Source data
— START —

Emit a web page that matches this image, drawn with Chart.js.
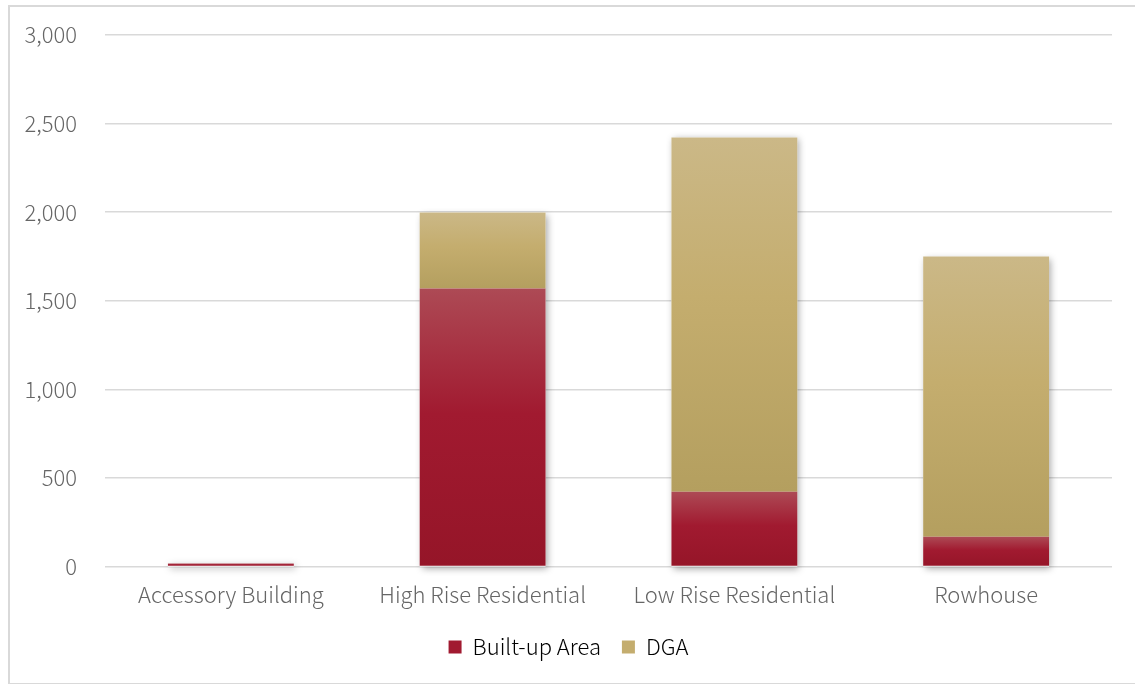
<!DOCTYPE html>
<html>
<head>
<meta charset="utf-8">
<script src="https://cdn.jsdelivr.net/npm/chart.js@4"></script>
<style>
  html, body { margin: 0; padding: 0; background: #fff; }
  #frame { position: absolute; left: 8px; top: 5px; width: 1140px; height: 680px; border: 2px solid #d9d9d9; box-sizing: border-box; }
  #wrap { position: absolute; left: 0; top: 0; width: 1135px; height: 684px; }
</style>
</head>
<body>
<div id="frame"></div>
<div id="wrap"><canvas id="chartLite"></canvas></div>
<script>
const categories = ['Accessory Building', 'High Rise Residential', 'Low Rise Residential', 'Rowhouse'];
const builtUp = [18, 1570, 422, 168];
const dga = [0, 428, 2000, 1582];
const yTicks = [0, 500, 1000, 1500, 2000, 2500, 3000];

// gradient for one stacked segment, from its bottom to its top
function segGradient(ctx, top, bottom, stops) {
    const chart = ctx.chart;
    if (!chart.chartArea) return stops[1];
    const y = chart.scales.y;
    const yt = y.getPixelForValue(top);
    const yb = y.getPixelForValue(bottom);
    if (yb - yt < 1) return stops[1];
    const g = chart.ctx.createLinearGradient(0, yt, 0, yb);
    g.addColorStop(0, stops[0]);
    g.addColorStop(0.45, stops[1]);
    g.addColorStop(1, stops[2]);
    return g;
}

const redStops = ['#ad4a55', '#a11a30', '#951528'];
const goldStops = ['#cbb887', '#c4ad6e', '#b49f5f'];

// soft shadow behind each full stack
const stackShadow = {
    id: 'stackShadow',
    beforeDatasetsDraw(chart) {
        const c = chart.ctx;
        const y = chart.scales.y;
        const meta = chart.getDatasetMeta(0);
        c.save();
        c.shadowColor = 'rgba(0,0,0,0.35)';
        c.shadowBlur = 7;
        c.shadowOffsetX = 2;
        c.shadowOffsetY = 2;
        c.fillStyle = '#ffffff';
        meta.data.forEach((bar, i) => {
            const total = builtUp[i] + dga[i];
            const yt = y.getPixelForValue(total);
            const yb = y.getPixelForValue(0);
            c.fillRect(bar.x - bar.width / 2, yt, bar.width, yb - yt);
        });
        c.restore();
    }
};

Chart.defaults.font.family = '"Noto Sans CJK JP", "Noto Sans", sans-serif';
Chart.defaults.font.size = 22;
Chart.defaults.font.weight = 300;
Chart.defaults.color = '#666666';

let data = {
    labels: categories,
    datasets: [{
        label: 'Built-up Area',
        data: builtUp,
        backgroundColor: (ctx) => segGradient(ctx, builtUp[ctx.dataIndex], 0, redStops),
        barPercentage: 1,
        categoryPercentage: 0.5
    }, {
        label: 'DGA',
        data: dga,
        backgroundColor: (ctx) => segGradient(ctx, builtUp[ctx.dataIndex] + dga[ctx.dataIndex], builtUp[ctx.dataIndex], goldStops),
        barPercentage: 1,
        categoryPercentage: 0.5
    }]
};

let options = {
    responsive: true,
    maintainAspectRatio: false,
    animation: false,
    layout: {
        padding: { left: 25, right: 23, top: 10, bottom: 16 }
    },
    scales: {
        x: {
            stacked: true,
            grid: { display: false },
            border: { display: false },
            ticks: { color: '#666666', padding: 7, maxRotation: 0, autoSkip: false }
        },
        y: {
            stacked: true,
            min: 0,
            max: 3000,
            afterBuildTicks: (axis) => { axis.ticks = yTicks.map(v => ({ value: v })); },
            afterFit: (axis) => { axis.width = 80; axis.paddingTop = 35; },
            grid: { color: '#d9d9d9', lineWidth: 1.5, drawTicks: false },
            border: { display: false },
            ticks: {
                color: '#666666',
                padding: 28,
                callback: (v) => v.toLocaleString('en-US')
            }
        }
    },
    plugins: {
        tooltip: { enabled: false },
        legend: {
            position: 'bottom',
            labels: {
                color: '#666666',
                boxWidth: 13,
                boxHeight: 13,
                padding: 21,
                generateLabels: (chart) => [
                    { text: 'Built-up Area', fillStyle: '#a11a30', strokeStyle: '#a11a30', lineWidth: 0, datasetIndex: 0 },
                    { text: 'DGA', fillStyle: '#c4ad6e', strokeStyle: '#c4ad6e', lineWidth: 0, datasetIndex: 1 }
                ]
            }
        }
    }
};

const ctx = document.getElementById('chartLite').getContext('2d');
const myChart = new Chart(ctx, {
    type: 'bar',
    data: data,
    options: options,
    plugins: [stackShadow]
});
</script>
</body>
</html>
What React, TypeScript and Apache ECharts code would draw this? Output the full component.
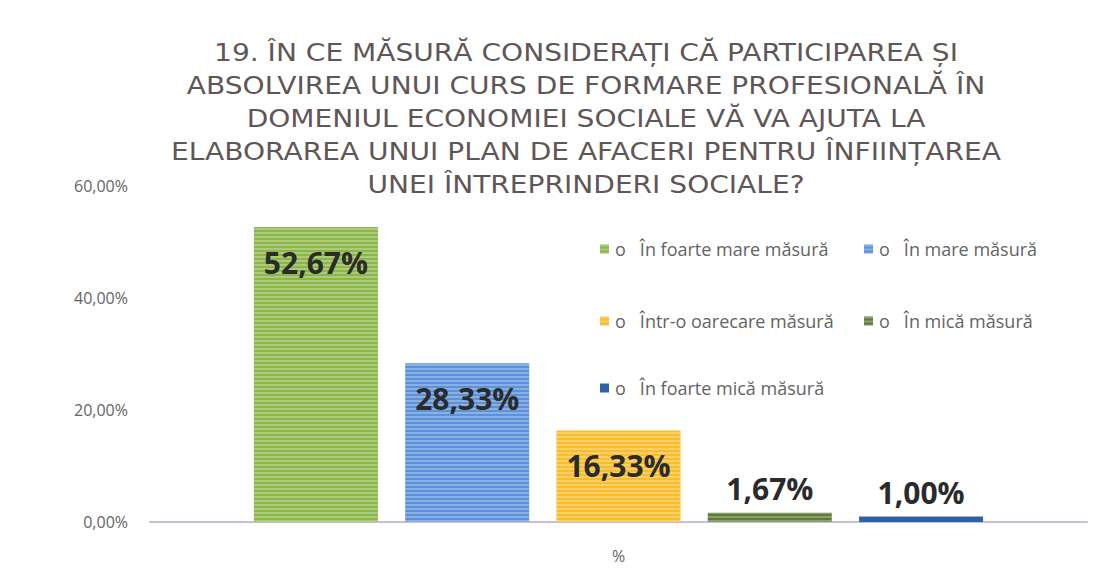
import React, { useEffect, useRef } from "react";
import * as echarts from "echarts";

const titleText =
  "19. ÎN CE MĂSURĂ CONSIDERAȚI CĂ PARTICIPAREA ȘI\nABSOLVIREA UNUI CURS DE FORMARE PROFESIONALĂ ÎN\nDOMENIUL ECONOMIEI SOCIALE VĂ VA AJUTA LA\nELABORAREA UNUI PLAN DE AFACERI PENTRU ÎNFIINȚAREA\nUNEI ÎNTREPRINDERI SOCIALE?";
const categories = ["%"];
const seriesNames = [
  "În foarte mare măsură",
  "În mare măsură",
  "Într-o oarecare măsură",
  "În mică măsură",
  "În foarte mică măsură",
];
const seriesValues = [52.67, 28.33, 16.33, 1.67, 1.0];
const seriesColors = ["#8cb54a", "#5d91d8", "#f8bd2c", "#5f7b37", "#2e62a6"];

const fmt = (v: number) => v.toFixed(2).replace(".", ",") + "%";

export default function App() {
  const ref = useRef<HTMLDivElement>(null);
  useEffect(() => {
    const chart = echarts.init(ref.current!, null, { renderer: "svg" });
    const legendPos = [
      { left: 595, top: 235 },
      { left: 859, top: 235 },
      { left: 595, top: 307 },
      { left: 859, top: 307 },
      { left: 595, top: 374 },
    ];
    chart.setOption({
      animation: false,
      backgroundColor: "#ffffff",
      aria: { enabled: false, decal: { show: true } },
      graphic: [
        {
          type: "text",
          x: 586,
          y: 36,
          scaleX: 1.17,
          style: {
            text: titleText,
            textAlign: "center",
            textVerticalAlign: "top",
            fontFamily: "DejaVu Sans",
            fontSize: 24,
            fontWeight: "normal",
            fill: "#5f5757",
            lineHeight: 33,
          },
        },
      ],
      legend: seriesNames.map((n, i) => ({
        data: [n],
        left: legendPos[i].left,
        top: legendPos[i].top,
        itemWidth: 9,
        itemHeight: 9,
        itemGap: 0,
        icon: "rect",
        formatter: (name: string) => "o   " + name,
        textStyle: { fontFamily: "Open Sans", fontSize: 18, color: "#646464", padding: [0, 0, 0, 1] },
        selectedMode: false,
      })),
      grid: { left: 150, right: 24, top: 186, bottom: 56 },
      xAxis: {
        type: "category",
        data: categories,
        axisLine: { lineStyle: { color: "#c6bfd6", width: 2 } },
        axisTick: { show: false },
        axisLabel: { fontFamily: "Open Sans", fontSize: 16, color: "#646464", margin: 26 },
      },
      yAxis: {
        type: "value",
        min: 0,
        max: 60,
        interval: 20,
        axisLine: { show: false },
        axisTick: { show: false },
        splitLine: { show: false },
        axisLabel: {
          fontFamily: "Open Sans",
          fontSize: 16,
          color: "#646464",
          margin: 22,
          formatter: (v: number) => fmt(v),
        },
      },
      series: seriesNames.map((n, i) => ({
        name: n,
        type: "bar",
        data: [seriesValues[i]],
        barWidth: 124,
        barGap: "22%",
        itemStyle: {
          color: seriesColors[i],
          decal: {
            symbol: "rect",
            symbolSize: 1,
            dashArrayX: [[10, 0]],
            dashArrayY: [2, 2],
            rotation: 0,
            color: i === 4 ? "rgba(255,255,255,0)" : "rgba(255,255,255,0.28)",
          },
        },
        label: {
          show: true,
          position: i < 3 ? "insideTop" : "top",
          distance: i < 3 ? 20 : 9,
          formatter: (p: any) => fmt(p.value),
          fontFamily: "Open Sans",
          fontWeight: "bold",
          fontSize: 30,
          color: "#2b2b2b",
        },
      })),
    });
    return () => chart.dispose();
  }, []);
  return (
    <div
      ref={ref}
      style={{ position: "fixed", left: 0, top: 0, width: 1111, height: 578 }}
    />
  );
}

— END —

- Task statement
Leave the pictures out and repeat exactly the lines from the beginning of the records to the line bearing "const goldStops = ['#cbb887', '#c4ad6e', '#b49f5f'];", both ends counted.

- Complete output
Emit a web page that matches this image, drawn with Chart.js.
<!DOCTYPE html>
<html>
<head>
<meta charset="utf-8">
<script src="https://cdn.jsdelivr.net/npm/chart.js@4"></script>
<style>
  html, body { margin: 0; padding: 0; background: #fff; }
  #frame { position: absolute; left: 8px; top: 5px; width: 1140px; height: 680px; border: 2px solid #d9d9d9; box-sizing: border-box; }
  #wrap { position: absolute; left: 0; top: 0; width: 1135px; height: 684px; }
</style>
</head>
<body>
<div id="frame"></div>
<div id="wrap"><canvas id="chartLite"></canvas></div>
<script>
const categories = ['Accessory Building', 'High Rise Residential', 'Low Rise Residential', 'Rowhouse'];
const builtUp = [18, 1570, 422, 168];
const dga = [0, 428, 2000, 1582];
const yTicks = [0, 500, 1000, 1500, 2000, 2500, 3000];

// gradient for one stacked segment, from its bottom to its top
function segGradient(ctx, top, bottom, stops) {
    const chart = ctx.chart;
    if (!chart.chartArea) return stops[1];
    const y = chart.scales.y;
    const yt = y.getPixelForValue(top);
    const yb = y.getPixelForValue(bottom);
    if (yb - yt < 1) return stops[1];
    const g = chart.ctx.createLinearGradient(0, yt, 0, yb);
    g.addColorStop(0, stops[0]);
    g.addColorStop(0.45, stops[1]);
    g.addColorStop(1, stops[2]);
    return g;
}

const redStops = ['#ad4a55', '#a11a30', '#951528'];
const goldStops = ['#cbb887', '#c4ad6e', '#b49f5f'];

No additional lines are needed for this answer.